─── COLLECTED DATA ───
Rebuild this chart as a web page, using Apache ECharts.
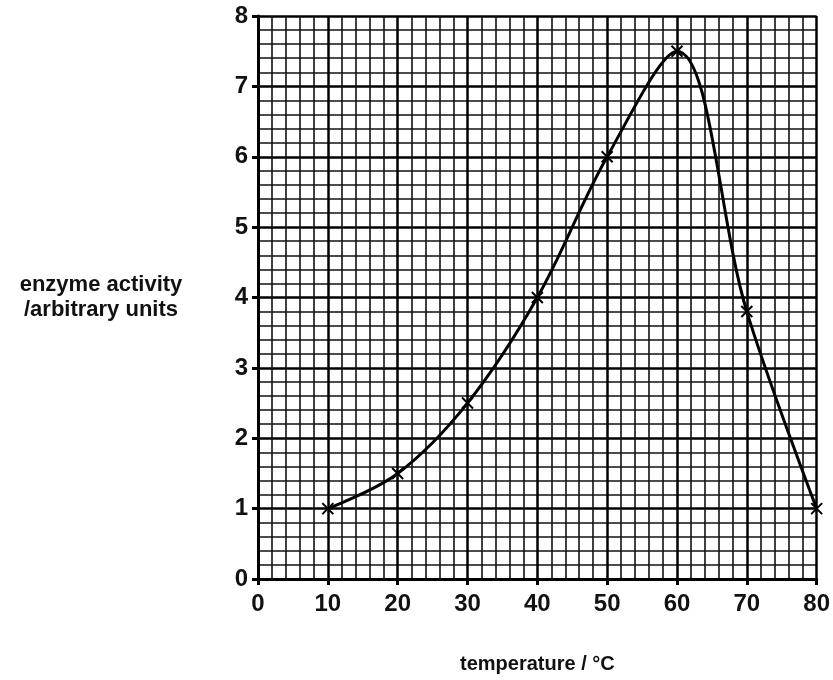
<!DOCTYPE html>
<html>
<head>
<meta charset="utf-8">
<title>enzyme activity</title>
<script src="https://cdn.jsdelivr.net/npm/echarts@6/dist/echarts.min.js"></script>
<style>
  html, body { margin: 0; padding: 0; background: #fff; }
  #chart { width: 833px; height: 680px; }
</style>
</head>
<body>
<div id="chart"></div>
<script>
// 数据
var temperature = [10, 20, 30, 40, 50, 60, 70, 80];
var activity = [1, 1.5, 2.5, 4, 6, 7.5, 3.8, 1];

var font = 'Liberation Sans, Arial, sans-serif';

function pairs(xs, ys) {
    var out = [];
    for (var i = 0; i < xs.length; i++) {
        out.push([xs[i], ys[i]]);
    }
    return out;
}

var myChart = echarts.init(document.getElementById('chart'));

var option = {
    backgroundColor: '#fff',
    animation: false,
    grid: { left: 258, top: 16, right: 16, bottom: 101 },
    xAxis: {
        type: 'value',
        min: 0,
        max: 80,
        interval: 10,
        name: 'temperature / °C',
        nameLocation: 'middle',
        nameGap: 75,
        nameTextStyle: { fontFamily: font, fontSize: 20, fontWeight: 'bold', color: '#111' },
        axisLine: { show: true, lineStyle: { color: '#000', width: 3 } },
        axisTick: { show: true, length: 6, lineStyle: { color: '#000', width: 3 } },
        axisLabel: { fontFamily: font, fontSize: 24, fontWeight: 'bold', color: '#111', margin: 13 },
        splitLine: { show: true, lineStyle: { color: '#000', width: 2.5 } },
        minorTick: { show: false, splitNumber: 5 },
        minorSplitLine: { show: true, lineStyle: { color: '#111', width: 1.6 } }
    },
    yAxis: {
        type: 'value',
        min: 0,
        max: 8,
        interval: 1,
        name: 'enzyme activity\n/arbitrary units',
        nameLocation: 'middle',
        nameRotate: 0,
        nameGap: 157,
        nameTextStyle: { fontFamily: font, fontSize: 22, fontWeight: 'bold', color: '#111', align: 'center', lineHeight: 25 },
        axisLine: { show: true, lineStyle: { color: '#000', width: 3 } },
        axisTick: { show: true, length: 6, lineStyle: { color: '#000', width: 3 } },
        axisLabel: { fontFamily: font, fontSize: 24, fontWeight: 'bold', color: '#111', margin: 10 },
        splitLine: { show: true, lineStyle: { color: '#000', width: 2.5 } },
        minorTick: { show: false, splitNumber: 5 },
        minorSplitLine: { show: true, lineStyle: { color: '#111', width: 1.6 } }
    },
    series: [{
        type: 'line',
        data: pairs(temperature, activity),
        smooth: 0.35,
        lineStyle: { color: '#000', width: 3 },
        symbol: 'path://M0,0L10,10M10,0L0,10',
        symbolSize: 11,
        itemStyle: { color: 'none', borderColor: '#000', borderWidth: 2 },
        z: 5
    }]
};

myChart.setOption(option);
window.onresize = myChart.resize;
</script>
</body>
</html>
───
TASK BRIEF:
Repeat only what lies between the start of the data and the end of the line containing "var myChart = echarts.init(document.getElementById('chart'));", exactly, with pictures left out.

CORRECT RESULT:
Rebuild this chart as a web page, using Apache ECharts.
<!DOCTYPE html>
<html>
<head>
<meta charset="utf-8">
<title>enzyme activity</title>
<script src="https://cdn.jsdelivr.net/npm/echarts@6/dist/echarts.min.js"></script>
<style>
  html, body { margin: 0; padding: 0; background: #fff; }
  #chart { width: 833px; height: 680px; }
</style>
</head>
<body>
<div id="chart"></div>
<script>
// 数据
var temperature = [10, 20, 30, 40, 50, 60, 70, 80];
var activity = [1, 1.5, 2.5, 4, 6, 7.5, 3.8, 1];

var font = 'Liberation Sans, Arial, sans-serif';

function pairs(xs, ys) {
    var out = [];
    for (var i = 0; i < xs.length; i++) {
        out.push([xs[i], ys[i]]);
    }
    return out;
}

var myChart = echarts.init(document.getElementById('chart'));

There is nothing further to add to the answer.